**Information shown**
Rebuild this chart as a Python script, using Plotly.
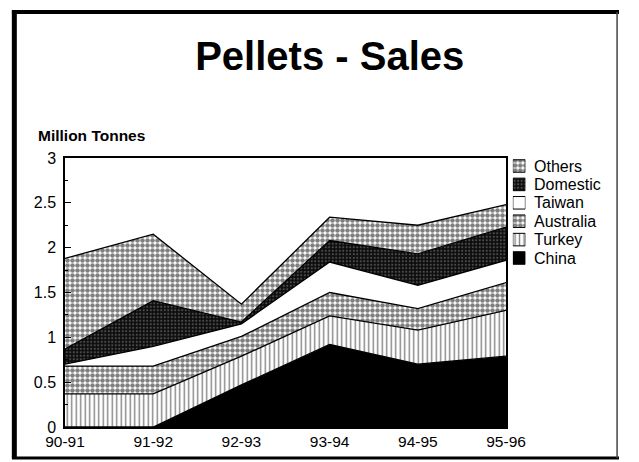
import plotly.graph_objects as go

# Pellet sales by market, million tonnes
seasons = ["90-91", "91-92", "92-93", "93-94", "94-95", "95-96"]
china = [0.0, 0.0, 0.47, 0.92, 0.70, 0.79]
turkey = [0.37, 0.37, 0.32, 0.32, 0.38, 0.51]
australia = [0.31, 0.31, 0.22, 0.26, 0.24, 0.31]
taiwan = [0.02, 0.22, 0.14, 0.34, 0.26, 0.25]
domestic = [0.17, 0.51, 0.02, 0.24, 0.35, 0.37]
others = [1.01, 0.74, 0.20, 0.26, 0.32, 0.25]

y_ticks = [0, 0.5, 1, 1.5, 2, 2.5, 3]
y_tick_text = ["0", "0.5", "1", "1.5", "2", "2.5", "3"]

FONT = "Liberation Sans, Arial, sans-serif"

dots = dict(shape=".", size=5, solidity=0.65, fgcolor="black", bgcolor="white")
styles = {
    "China": dict(fillcolor="black", fillpattern=None),
    "Turkey": dict(fillcolor="white",
                   fillpattern=dict(shape="|", size=4.5, solidity=0.3,
                                    fgcolor="black", bgcolor="white")),
    "Australia": dict(fillcolor="white", fillpattern=dots),
    "Taiwan": dict(fillcolor="white", fillpattern=None),
    "Domestic": dict(fillcolor="#1a1a1a",
                     fillpattern=dict(shape=".", size=3.5, solidity=0.3,
                                      fgcolor="#8a8a8a", bgcolor="#0d0d0d")),
    "Others": dict(fillcolor="white", fillpattern=dots),
}
series = [("China", china), ("Turkey", turkey), ("Australia", australia),
          ("Taiwan", taiwan), ("Domestic", domestic), ("Others", others)]

fig = go.Figure()
x_idx = list(range(len(seasons)))
for name, vals in series:
    st = styles[name]
    kw = dict(x=x_idx, y=vals, name=name, mode="lines", stackgroup="one",
              line=dict(color="black", width=1.3), fillcolor=st["fillcolor"],
              showlegend=False, hoverinfo="skip")
    if st["fillpattern"] is not None:
        kw["fillpattern"] = st["fillpattern"]
    fig.add_trace(go.Scatter(**kw))

# Key: small patterned squares on their own axes, top entry = top layer
legend_order = list(reversed(series))
for i, (name, _) in enumerate(legend_order):
    st = styles[name]
    kw = dict(x=[0, 1, 1, 0, 0], y=[i - 0.34, i - 0.34, i + 0.34, i + 0.34, i - 0.34],
              mode="lines", fill="toself", fillcolor=st["fillcolor"],
              line=dict(color="black", width=1), xaxis="x2", yaxis="y2",
              showlegend=False, hoverinfo="skip")
    if st["fillpattern"] is not None:
        kw["fillpattern"] = st["fillpattern"]
    fig.add_trace(go.Scatter(**kw))
    fig.add_annotation(x=0.843, xref="paper", y=i, yref="y2", text=name,
                       showarrow=False, xanchor="left", yanchor="middle",
                       font=dict(family=FONT, size=16, color="black"))

plot_w = 457 / 574
fig.update_layout(
    width=639, height=462,
    margin=dict(l=65, r=0, t=158, b=35),
    paper_bgcolor="white", plot_bgcolor="white",
    font=dict(family=FONT, color="black"),
    title=dict(text="<b>Pellets - Sales</b>", x=0.516, xanchor="center",
               y=1 - 56 / 462, yanchor="middle",
               font=dict(family=FONT, size=40, color="black")),
    xaxis=dict(domain=[0, plot_w], range=[0, 5], tickvals=x_idx, ticktext=seasons,
               showgrid=False, zeroline=False, showline=True, linecolor="black",
               linewidth=1.5, mirror=True, ticks="",
               tickfont=dict(family=FONT, size=15.5, color="black")),
    yaxis=dict(range=[0, 3], tickvals=y_ticks, ticktext=y_tick_text,
               showgrid=False, zeroline=False, showline=True, linecolor="black",
               linewidth=1.5, mirror=True, ticks="inside", ticklen=6,
               tickcolor="black", tickwidth=1, ticklabelstandoff=4,
               minor=dict(tickvals=[0.25, 0.75, 1.25, 1.75, 2.25, 2.75],
                          ticks="inside", ticklen=3, tickcolor="black"),
               tickfont=dict(family=FONT, size=16, color="black")),
    xaxis2=dict(domain=[(529 - 65) / 574, (542 - 65) / 574], range=[0, 1],
                visible=False, anchor="y2"),
    yaxis2=dict(domain=[0, 1], range=[(269 - 8) / 18.4, -8 / 18.4],
                visible=False, anchor="x2"),
    annotations=list(fig.layout.annotations) + [
        dict(text="<b>Million Tonnes</b>", x=(35 - 65) / 574, xref="paper",
             y=(427 - 135) / 269, yref="paper", showarrow=False,
             xanchor="left", yanchor="middle",
             font=dict(family=FONT, size=15.5, color="black")),
    ],
    shapes=[
        dict(type="line", xref="paper", yref="paper", x0=(12.5 - 65) / 574,
             x1=(12.5 - 65) / 574, y0=(427 - 458) / 269, y1=(427 - 10) / 269,
             line=dict(color="black", width=5)),
        dict(type="line", xref="paper", yref="paper", x0=(10 - 65) / 574,
             x1=(639 - 65) / 574, y0=(427 - 12) / 269, y1=(427 - 12) / 269,
             line=dict(color="black", width=4)),
        dict(type="line", xref="paper", yref="paper", x0=(10 - 65) / 574,
             x1=(639 - 65) / 574, y0=(427 - 458) / 269, y1=(427 - 458) / 269,
             line=dict(color="black", width=3)),
        dict(type="line", xref="paper", yref="paper", x0=(637 - 65) / 574,
             x1=(637 - 65) / 574, y0=(427 - 458) / 269, y1=(427 - 12) / 269,
             line=dict(color="#444", width=1.5)),
    ],
)

fig.write_html("out.html")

**Prompt**
Keep the pictures out of the copy and return the rest of the data above exactly.

**Worked solution**
Rebuild this chart as a Python script, using Plotly.
import plotly.graph_objects as go

# Pellet sales by market, million tonnes
seasons = ["90-91", "91-92", "92-93", "93-94", "94-95", "95-96"]
china = [0.0, 0.0, 0.47, 0.92, 0.70, 0.79]
turkey = [0.37, 0.37, 0.32, 0.32, 0.38, 0.51]
australia = [0.31, 0.31, 0.22, 0.26, 0.24, 0.31]
taiwan = [0.02, 0.22, 0.14, 0.34, 0.26, 0.25]
domestic = [0.17, 0.51, 0.02, 0.24, 0.35, 0.37]
others = [1.01, 0.74, 0.20, 0.26, 0.32, 0.25]

y_ticks = [0, 0.5, 1, 1.5, 2, 2.5, 3]
y_tick_text = ["0", "0.5", "1", "1.5", "2", "2.5", "3"]

FONT = "Liberation Sans, Arial, sans-serif"

dots = dict(shape=".", size=5, solidity=0.65, fgcolor="black", bgcolor="white")
styles = {
    "China": dict(fillcolor="black", fillpattern=None),
    "Turkey": dict(fillcolor="white",
                   fillpattern=dict(shape="|", size=4.5, solidity=0.3,
                                    fgcolor="black", bgcolor="white")),
    "Australia": dict(fillcolor="white", fillpattern=dots),
    "Taiwan": dict(fillcolor="white", fillpattern=None),
    "Domestic": dict(fillcolor="#1a1a1a",
                     fillpattern=dict(shape=".", size=3.5, solidity=0.3,
                                      fgcolor="#8a8a8a", bgcolor="#0d0d0d")),
    "Others": dict(fillcolor="white", fillpattern=dots),
}
series = [("China", china), ("Turkey", turkey), ("Australia", australia),
          ("Taiwan", taiwan), ("Domestic", domestic), ("Others", others)]

fig = go.Figure()
x_idx = list(range(len(seasons)))
for name, vals in series:
    st = styles[name]
    kw = dict(x=x_idx, y=vals, name=name, mode="lines", stackgroup="one",
              line=dict(color="black", width=1.3), fillcolor=st["fillcolor"],
              showlegend=False, hoverinfo="skip")
    if st["fillpattern"] is not None:
        kw["fillpattern"] = st["fillpattern"]
    fig.add_trace(go.Scatter(**kw))

# Key: small patterned squares on their own axes, top entry = top layer
legend_order = list(reversed(series))
for i, (name, _) in enumerate(legend_order):
    st = styles[name]
    kw = dict(x=[0, 1, 1, 0, 0], y=[i - 0.34, i - 0.34, i + 0.34, i + 0.34, i - 0.34],
              mode="lines", fill="toself", fillcolor=st["fillcolor"],
              line=dict(color="black", width=1), xaxis="x2", yaxis="y2",
              showlegend=False, hoverinfo="skip")
    if st["fillpattern"] is not None:
        kw["fillpattern"] = st["fillpattern"]
    fig.add_trace(go.Scatter(**kw))
    fig.add_annotation(x=0.843, xref="paper", y=i, yref="y2", text=name,
                       showarrow=False, xanchor="left", yanchor="middle",
                       font=dict(family=FONT, size=16, color="black"))

plot_w = 457 / 574
fig.update_layout(
    width=639, height=462,
    margin=dict(l=65, r=0, t=158, b=35),
    paper_bgcolor="white", plot_bgcolor="white",
    font=dict(family=FONT, color="black"),
    title=dict(text="<b>Pellets - Sales</b>", x=0.516, xanchor="center",
               y=1 - 56 / 462, yanchor="middle",
               font=dict(family=FONT, size=40, color="black")),
    xaxis=dict(domain=[0, plot_w], range=[0, 5], tickvals=x_idx, ticktext=seasons,
               showgrid=False, zeroline=False, showline=True, linecolor="black",
               linewidth=1.5, mirror=True, ticks="",
               tickfont=dict(family=FONT, size=15.5, color="black")),
    yaxis=dict(range=[0, 3], tickvals=y_ticks, ticktext=y_tick_text,
               showgrid=False, zeroline=False, showline=True, linecolor="black",
               linewidth=1.5, mirror=True, ticks="inside", ticklen=6,
               tickcolor="black", tickwidth=1, ticklabelstandoff=4,
               minor=dict(tickvals=[0.25, 0.75, 1.25, 1.75, 2.25, 2.75],
                          ticks="inside", ticklen=3, tickcolor="black"),
               tickfont=dict(family=FONT, size=16, color="black")),
    xaxis2=dict(domain=[(529 - 65) / 574, (542 - 65) / 574], range=[0, 1],
                visible=False, anchor="y2"),
    yaxis2=dict(domain=[0, 1], range=[(269 - 8) / 18.4, -8 / 18.4],
                visible=False, anchor="x2"),
    annotations=list(fig.layout.annotations) + [
        dict(text="<b>Million Tonnes</b>", x=(35 - 65) / 574, xref="paper",
             y=(427 - 135) / 269, yref="paper", showarrow=False,
             xanchor="left", yanchor="middle",
             font=dict(family=FONT, size=15.5, color="black")),
    ],
    shapes=[
        dict(type="line", xref="paper", yref="paper", x0=(12.5 - 65) / 574,
             x1=(12.5 - 65) / 574, y0=(427 - 458) / 269, y1=(427 - 10) / 269,
             line=dict(color="black", width=5)),
        dict(type="line", xref="paper", yref="paper", x0=(10 - 65) / 574,
             x1=(639 - 65) / 574, y0=(427 - 12) / 269, y1=(427 - 12) / 269,
             line=dict(color="black", width=4)),
        dict(type="line", xref="paper", yref="paper", x0=(10 - 65) / 574,
             x1=(639 - 65) / 574, y0=(427 - 458) / 269, y1=(427 - 458) / 269,
             line=dict(color="black", width=3)),
        dict(type="line", xref="paper", yref="paper", x0=(637 - 65) / 574,
             x1=(637 - 65) / 574, y0=(427 - 458) / 269, y1=(427 - 12) / 269,
             line=dict(color="#444", width=1.5)),
    ],
)

fig.write_html("out.html")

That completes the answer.